Sunday, April 10, 2011

Defending the Fatherless

Scripture mandates that we should do a lot for the poor. Here is just a smattering of what the Bible says:
  • Isaiah 58 says we should satisfy the needs of the hungry
  • Psalm 72 says we should have compassion on the poor and the needy and rescue their lives from violence
  • Psalm 74 says we should save the children of the needy
  • Matthew 25 says that we are to give them drink, food, invite them in our homes, care for them when sick, etc.
And Scripture also says in Deuteronomy, we are to "defend the fatherless". After watching Dateline about Vanya from Russia, I had to reflect on what I was doing to DEFEND the fatherless.

Defending, in my opinion, looks different than feeding, clothing, educating, or caring for children. It even looks different than caring for their spiritual needs - to give them a future and a hope.

Defending is a term that conjures up in me a bit of patriotism in fact (wrongly, I credit patriotism for this feeling). It's justice. We, Americans should understand the need for justice over even feeding these kids (after all, isn't our immediate reaction after feeding them is trying to figure out how they can prove themselves in an income generating activity and they can be self-sustaining? aaaahhh, I digress.)

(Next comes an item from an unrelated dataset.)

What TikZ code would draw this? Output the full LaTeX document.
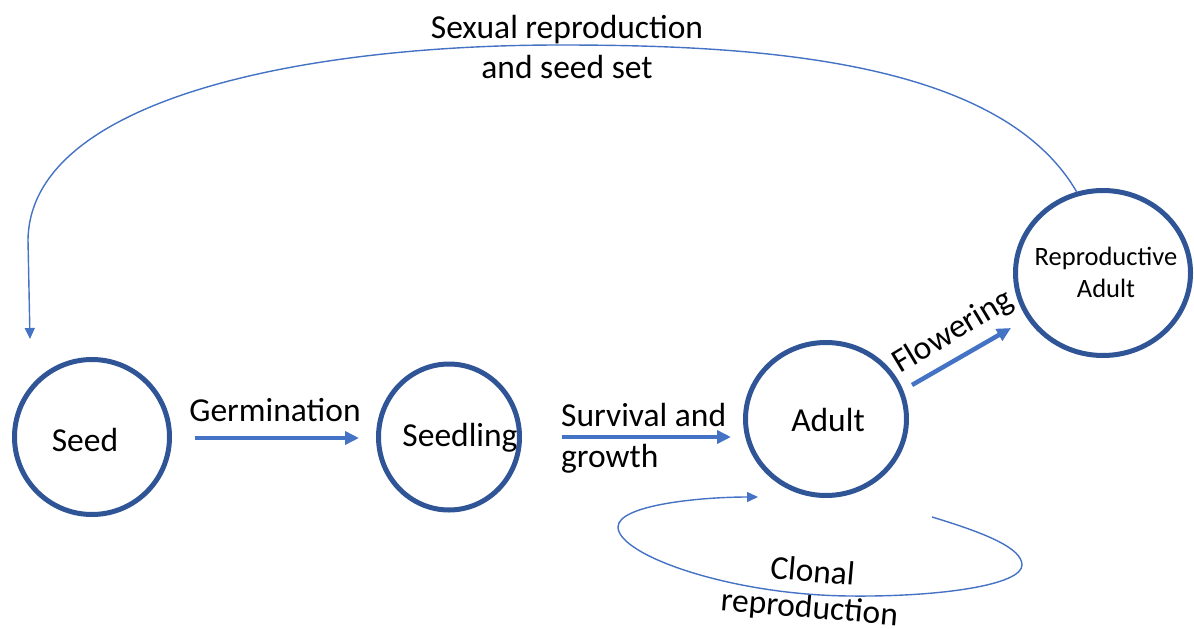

Defending the fatherless is righting the wrong. It is defending the oppressed. It's justice and we like liberty and justice for all.

So what does defending the fatherless look like? I had to think on it and this is what I came up with:

  • It is defending the child whose distant relatives are trying to take away his parents' home.
  • It is defending the children in which the government plans to destroy their home without giving the children an alternative place to live
  • It is standing before an abusive family whom an orphan girl escaped from defending her and securing her legal documentation so she can attend school again.
  • It is telling a neighborhood that they are wrong for telling children they cannot use the public bathrooms and then building those children the "best bathroom in Zeway"
These are examples that I could come up with of how I'm supporting those who defend the fatherless. (And I do feel like supporting those who do the actual defending is how it can all works) It was good for me to reflect over that, not to prove anything about the Zeway Partnership, but because, I believe God, through Scripture, is asking all of us to be a part of caring for the poor and defending the oppressed.

I most certainly want to be a part of God's plan for this.